Stress experienced by evacuees – both parents and children – from Fukushima Daiichi vicinity kept diminishing — until last year.

Original Japanese written by  staffer
The English below translated from the original Japanese by Heeday
The English translation edited by Rev. Dr. Henry French, ELCA

(Source: articles of October 1st, 2015 editions of the Fukushima Minpo and Asahi Shimbun newspapers)

▼Click each image to enlarge it and read the caption.

The level of stress experienced by children and their parents living in Fukushima Prefecture as refugees from the vicinity of TEPCO’s Fukushima Daiichi Nuclear Power Plant (NPP), which experienced a disaster, kept diminishing until last year. A survey by the Center for Psychological Studies of Disaster, Fukushima University, however, discovered that the reduction in stress among refugees stopped this year. The survey results were published on September 30th.

The Center’s Director, Yuji Tsutsui, a professor of symbiotic systems science, analyzes this leveling off of the reduction in stress levels and describes the cause, saying, “After all the decontamination work, the radiation level remains higher than it was before the meltdown. Those refugees are still living every day with the fear of radiation. Thus, their stress level does not come down anymore. Their stress level might remain as it is for years to come.”

The survey results also show that those mothers and children living as refugees in or out of Fukushima Prefecture suffer from higher levels of stress than those living in the same prefecture, but not as refugees. Says Professor Tsutsui, analyzing this survey result, “Those refugees can experience stress with every change they face in their lives as refugees, be they changes in work, housing, schools, etc.”

The survey also found that residents in southern Miyagi Prefecture (bordering on northern Fukushima) suffer from levels of stress similar to what many Fukushima residents experience. Assistant Professor Hiroko Yoshida,  at Radioisotope Research and Educational Center, Tohoku University, has been measuring the air dose rates of radiation since shortly after the Fukushima disaster. She reports, “The doses (in southern Miyagi) are no lower than those in northern Fukushima, such as in Soma and Date. Psychological suffering is not an issue for Fukushima residents alone.”

I (the author) live in Koriyama, Fukushima, and I cannot escape the fear of radiation, even though more than four years have passed since the earthquake of March 2011. In everyday conversations here, people will say aloud that they don’t care about radiation—because they are not “supposed” to say they care.

Actually, most residents here are doing what they can to alleviate radiation in their everyday lives.

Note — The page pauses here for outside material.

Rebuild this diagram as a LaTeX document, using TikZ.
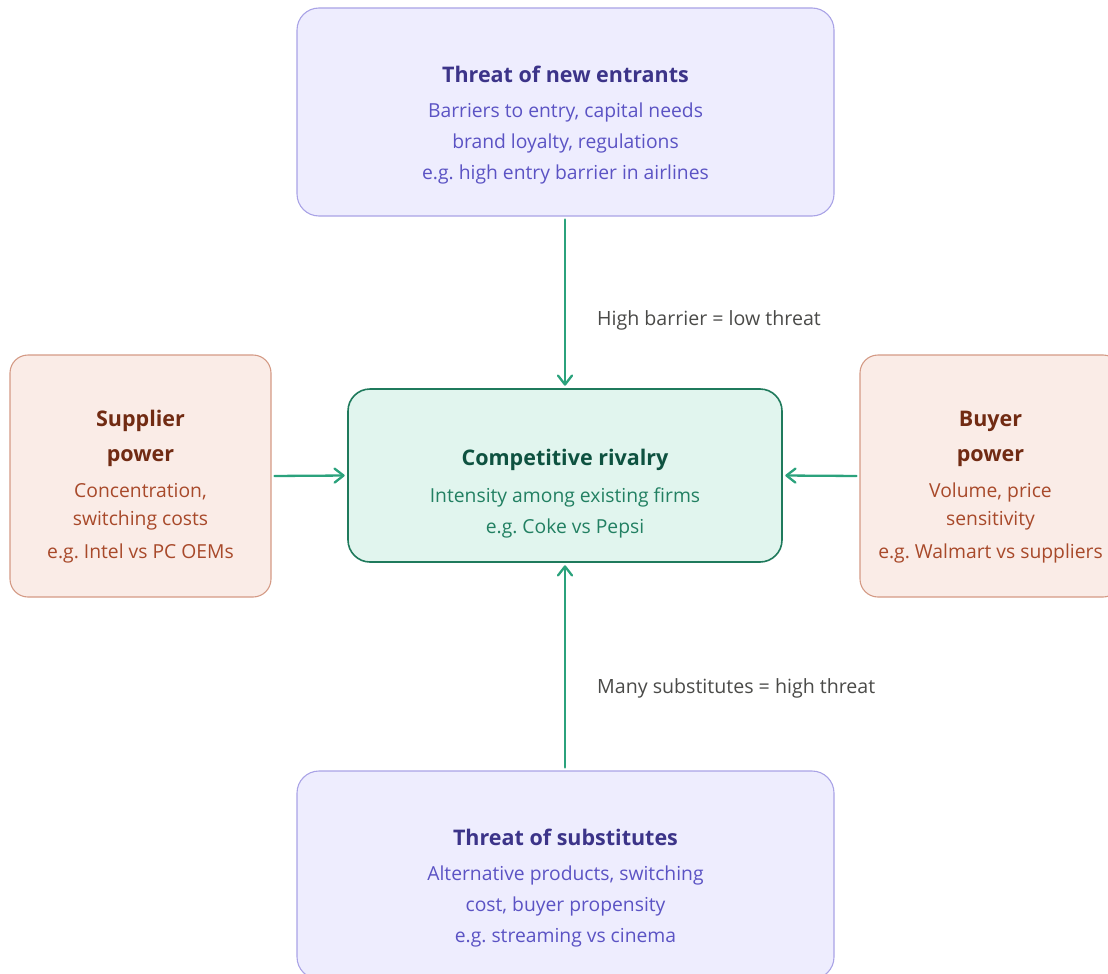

Speaking aloud about radiation can create friction with others, ruining good relationships with them. Thus, as time goes by, the people here are talking less and less about radiation. Nevertheless, people are in fact worried about radiation. To live in this neighborhood, they have no choice but to live with some radiation.

Especially serious is the stress experienced by mothers raising children. A certain mother of a child living in Koriyama still does not dry her laundry outdoors. All her family members, after coming home from outdoors, change their clothes, wash their hands and gargle to remove radioactive substances as far as they can. They don’t open windows on a windy day. They avoid vegetables grown in Fukushima. She advises her child not to play outdoors.

The vulnerable in society, such as women and children, bear greater risks from radiation, while they cannot even speak about their worries. Today, the Japanese government is again becoming a nuclear-powered nation, claiming that it will produce more wealth. I believe, however, that a world where mothers and children can live with peace of mind would bring about the true “happiness” we need and want.